What the exercise asks ->
Find how many lines of the listing include the string "with", and report only that figure.

Provided records ->
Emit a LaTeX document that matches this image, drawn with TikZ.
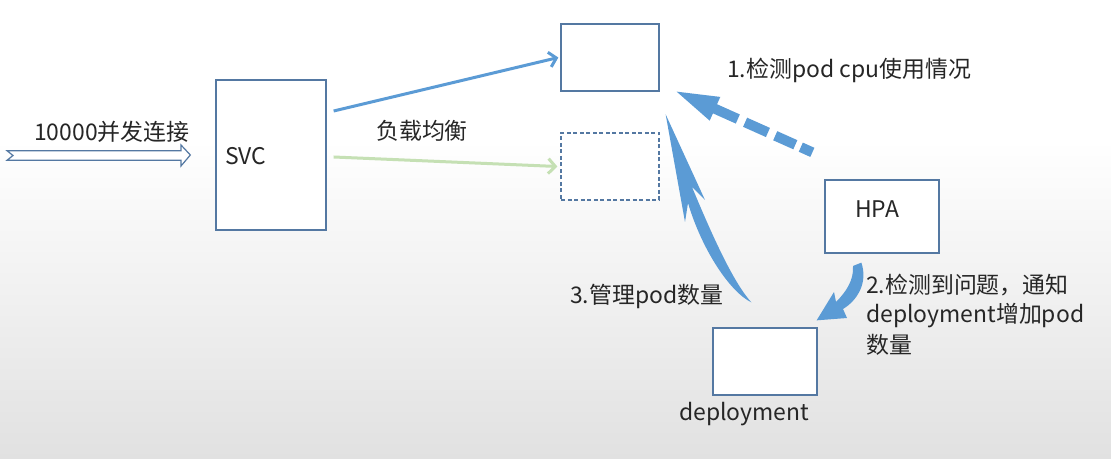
\documentclass[tikz,border=0pt]{standalone}
\usepackage{fontspec}
\setmainfont{Noto Sans CJK SC}
\usetikzlibrary{arrows.meta,calc}
\definecolor{abl}{RGB}{91,155,213}
\definecolor{bx}{RGB}{84,120,162}
\definecolor{agr}{RGB}{197,224,180}
\definecolor{tx}{RGB}{38,38,38}
\definecolor{bgg}{RGB}{225,225,225}
\begin{document}
\begin{tikzpicture}[x=1bp,y=-1bp,
  box/.style={draw=bx, line width=1.3bp, fill=white, inner sep=0pt},
  lbl/.style={anchor=west, inner sep=0pt, text=tx, font=\fontsize{23}{28}\selectfont},
  thinarrow/.style={line width=3bp, -{Straight Barb[length=7bp,width=15bp,line width=3bp]}}]
\fill[white] (0,0) rectangle (1111,459);
\shade[top color=white, bottom color=bgg] (0,140) rectangle (1111,459);
\useasboundingbox (0,0) rectangle (1111,459);

% boxes
\node[box, minimum width=110bp, minimum height=150bp] (svc) at (271,155) {};
\node[box, minimum width=98bp, minimum height=67bp] (pod1) at (610,57.5) {};
\node[box, minimum width=98bp, minimum height=67bp, dash pattern=on 4bp off 2.5bp] (pod2) at (610,166.5) {};
\node[box, minimum width=114bp, minimum height=73bp] (hpa) at (882,216.5) {};
\node[box, minimum width=104bp, minimum height=67bp] (dep) at (765,361.5) {};

% labels
\node[lbl] (svct) at (225,156) {SVC};
\node[lbl] (hpat) at (855,209) {HPA};
\node[lbl] (inl) at (34,132) {10000并发连接};
\node[lbl] (lb) at (376,131) {负载均衡};
\node[lbl] (l1) at (727,70) {1.检测pod cpu使用情况};
\node[lbl] (l2a) at (866,285) {2.检测到问题，通知};
\node[lbl] (l2b) at (866,316) {deployment增加pod};
\node[lbl] (l2c) at (866,345) {数量};
\node[lbl] (l3) at (570,296) {3.管理pod数量};
\node[lbl] (depl) at (679,414) {deployment};

% incoming hollow arrow
\coordinate (in0) at (7,155.5);
\coordinate (intip) at ([xshift=-25bp]svc.west);
\draw[bx, line width=1.2bp, fill=white] (in0) ++(0,-4.8) -- (181,150.7) -- (181,145) -- (intip) -- (181,166) -- (181,160.3) -- (7,160.3) -- (13,155.5) -- cycle;

% svc -> pods
\draw[abl, thinarrow] ([shift={(7,-44)}]svc.east) -- ([xshift=-2bp]pod1.west);
\draw[agr, thinarrow] ([shift={(7,2)}]svc.east) -- ([xshift=-3bp]pod2.west);

% 1: dashed thick arrow HPA -> pod1
\coordinate (a1t) at ([shift={(17,0)}]pod1.south east);
\coordinate (a1s) at ([shift={(-12,-27)}]hpa.north west);
\coordinate (a1b) at ($(a1t)!42bp!(a1s)$);
\draw[abl, line width=10bp, dash pattern=on 27bp off 8bp on 25bp off 8bp on 22bp off 6bp on 30bp off 10bp]
  ($(a1t)!40bp!(a1s)$) -- (a1s);
\fill[abl] (a1t) -- ($(a1b)!13bp!90:(a1s)$) -- ($(a1b)!13bp!-90:(a1s)$) -- cycle;

% 2: curved arrow HPA -> deployment
\coordinate (a2s) at ([shift={(37,9)}]hpa.south west);
\coordinate (a2t) at ([shift={(-1,-7)}]dep.north east);
\fill[abl] (a2t) -- (834,292) -- (836,302) .. controls (846,292) and (854,280) .. (853,266)
  -- (a2s) .. controls (868,282) and (858,300) .. (843,309) -- (847,318) -- cycle;

% 3: curved arrow deployment -> pod2
\coordinate (a3s) at ([shift={(39,-25)}]dep.north west);
\coordinate (a3t) at ([shift={(6,-18)}]pod2.north east);
\fill[abl] (a3t) -- (705,200) -- (692,187) .. controls (712,235) and (733,282) .. (a3s)
  .. controls (730,292) and (702,250) .. (688,203) -- (685,222) -- cycle;
\end{tikzpicture}
\end{document}
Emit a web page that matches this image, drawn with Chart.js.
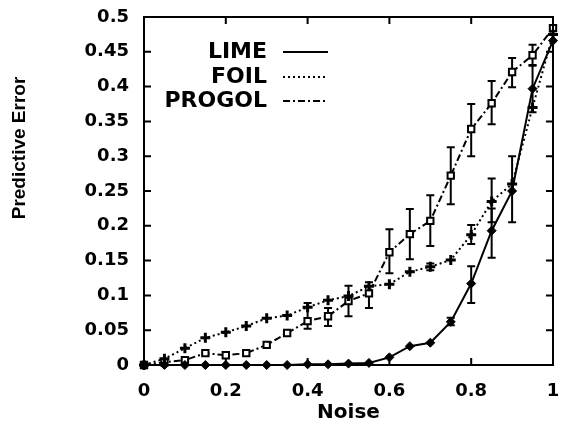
<!DOCTYPE html>
<html>
<head>
<meta charset="utf-8">
<script src="https://cdn.jsdelivr.net/npm/chart.js@4"></script>
<style>
html,body{margin:0;padding:0;background:#fff;}
canvas{display:block;}
</style>
</head>
<body>
<canvas id="c" width="561" height="429"></canvas>
<script>
// ---- data ----
const noise = [0,0.05,0.1,0.15,0.2,0.25,0.3,0.35,0.4,0.45,0.5,0.55,0.6,0.65,0.7,0.75,0.8,0.85,0.9,0.95,1];
const lime   = [0,0,0,0,0,0,0,0,0.001,0.001,0.002,0.003,0.011,0.027,0.032,0.062,0.117,0.193,0.25,0.397,0.466];
const foil   = [0,0.009,0.024,0.039,0.047,0.056,0.067,0.071,0.083,0.093,0.099,0.113,0.116,0.134,0.141,0.151,0.187,0.235,0.26,0.37,0.475];
const progol = [0,0.004,0.007,0.017,0.014,0.017,0.029,0.046,0.063,0.07,0.092,0.103,0.162,0.188,0.207,0.272,0.339,0.376,0.421,0.445,0.484];
const limeLow   = [null,null,null,null,null,null,null,null,null,null,null,null,null,null,null,0.057,0.089,0.154,null,0.363,null];
const limeHigh  = [null,null,null,null,null,null,null,null,null,null,null,null,null,null,null,0.068,0.142,0.225,null,0.43,null];
const foilLow   = [null,null,null,null,null,null,null,null,null,null,null,null,null,null,0.136,null,0.174,0.205,0.205,null,null];
const foilHigh  = [null,null,null,null,null,null,null,null,null,null,null,null,null,null,0.146,null,0.201,0.268,0.30,null,null];
const progolLow  = [null,null,null,null,null,null,null,null,0.052,0.056,0.07,0.082,0.132,0.152,0.171,0.231,0.300,0.346,0.399,0.431,null];
const progolHigh = [null,null,null,null,null,null,null,null,0.089,0.082,0.114,0.119,0.195,0.224,0.244,0.313,0.375,0.408,0.441,0.46,null];
const xTicks = [0,0.2,0.4,0.6,0.8,1];
const yTicks = [0,0.05,0.1,0.15,0.2,0.25,0.3,0.35,0.4,0.45,0.5];
const seriesNames = ["LIME","FOIL","PROGOL"];

const tickFont = {family:"DejaVu Sans", weight:"bold", size:18};

function pts(arr){ return noise.map((x,i)=>({x:x,y:arr[i]})); }

const errPlugin = {
  id:'extras',
  beforeDatasetsDraw(chart){
    const ctx = chart.ctx, xs = chart.scales.x, ys = chart.scales.y;
    const sets = [[limeLow,limeHigh],[foilLow,foilHigh],[progolLow,progolHigh]];
    ctx.save();
    ctx.strokeStyle = '#000'; ctx.lineWidth = 2; ctx.setLineDash([]);
    sets.forEach(([lo,hi])=>{
      noise.forEach((x,i)=>{
        if(lo[i]==null) return;
        const px = xs.getPixelForValue(x);
        const y1 = ys.getPixelForValue(lo[i]), y2 = ys.getPixelForValue(hi[i]);
        ctx.beginPath();
        ctx.moveTo(px,y1); ctx.lineTo(px,y2);
        ctx.moveTo(px-4,y1); ctx.lineTo(px+4,y1);
        ctx.moveTo(px-4,y2); ctx.lineTo(px+4,y2);
        ctx.stroke();
      });
    });
    ctx.restore();
  },
  afterDraw(chart){
    const ctx = chart.ctx, xs = chart.scales.x, ys = chart.scales.y;
    const a = chart.chartArea;
    ctx.save();
    ctx.strokeStyle = '#000'; ctx.lineWidth = 2; ctx.setLineDash([]);
    ctx.strokeRect(a.left, a.top, a.right-a.left, a.bottom-a.top);
    ctx.beginPath();
    xTicks.forEach(v=>{
      const px = xs.getPixelForValue(v);
      ctx.moveTo(px,a.bottom); ctx.lineTo(px,a.bottom-7);
      ctx.moveTo(px,a.top); ctx.lineTo(px,a.top+7);
    });
    yTicks.forEach(v=>{
      const py = ys.getPixelForValue(v);
      ctx.moveTo(a.left,py); ctx.lineTo(a.left+7,py);
      ctx.moveTo(a.right,py); ctx.lineTo(a.right-7,py);
    });
    ctx.stroke();
    // legend
    ctx.fillStyle = '#000';
    ctx.font = 'bold 22px "DejaVu Sans"';
    ctx.textAlign = 'right'; ctx.textBaseline = 'middle';
    const ly = [52,77,101];
    const dashes = [[],[2,3],[7,3,2,3]];
    seriesNames.forEach((n,i)=>{
      ctx.fillText(n, 267, ly[i]);
      ctx.setLineDash(dashes[i]);
      ctx.lineWidth = 2;
      ctx.beginPath(); ctx.moveTo(283,ly[i]); ctx.lineTo(328,ly[i]); ctx.stroke();
    });
    ctx.setLineDash([]);
    // axis titles
    ctx.textAlign = 'center';
    ctx.font = 'bold 20px "DejaVu Sans"';
    ctx.fillText('Noise', (a.left+a.right)/2, 413);
    ctx.save();
    ctx.translate(20,148); ctx.rotate(-Math.PI/2);
    ctx.font = 'bold 19px "Liberation Sans"';
    ctx.fillText('Predictive Error', 0, 0);
    ctx.restore();
    ctx.restore();
  }
};

const common = {showLine:true, fill:false, borderColor:'#000', backgroundColor:'#000', borderWidth:2, clip:false, tension:0};

new Chart(document.getElementById('c'), {
  type:'scatter',
  data:{datasets:[
    Object.assign({label:seriesNames[0], data:pts(lime), pointStyle:'rectRot', pointRadius:4.5, pointBorderWidth:1, pointBackgroundColor:'#000'}, common),
    Object.assign({label:seriesNames[1], data:pts(foil), borderDash:[2,3], pointStyle:'cross', pointRadius:5, pointBorderWidth:3, pointBackgroundColor:'#000'}, common),
    Object.assign({label:seriesNames[2], data:pts(progol), borderDash:[7,3,2,3], pointStyle:'rect', pointRadius:4.5, pointBorderWidth:2, pointBackgroundColor:'#fff'}, common)
  ]},
  options:{
    responsive:false, devicePixelRatio:1, animation:false,
    layout:{padding:{left:0,right:3,top:17,bottom:0}},
    plugins:{legend:{display:false}, tooltip:{enabled:false}},
    scales:{
      x:{type:'linear', min:0, max:1,
        afterBuildTicks(s){ s.ticks = xTicks.map(v=>({value:v})); },
        afterFit(s){ s.height = 64; s.paddingLeft = 0; s.paddingRight = 0; },
        grid:{display:false, drawTicks:false}, border:{display:false},
        ticks:{font:tickFont, color:'#000', padding:16, maxRotation:0, autoSkip:false, callback:v=>String(v)}},
      y:{type:'linear', min:0, max:0.5,
        afterBuildTicks(s){ s.ticks = yTicks.map(v=>({value:v})); },
        afterFit(s){ s.width = 144; s.paddingTop = 0; s.paddingBottom = 0; },
        grid:{display:false, drawTicks:false}, border:{display:false},
        ticks:{font:tickFont, color:'#000', padding:15, autoSkip:false, callback:v=>String(v)}}
    }
  },
  plugins:[errPlugin]
});
</script>
</body>
</html>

Response ->
2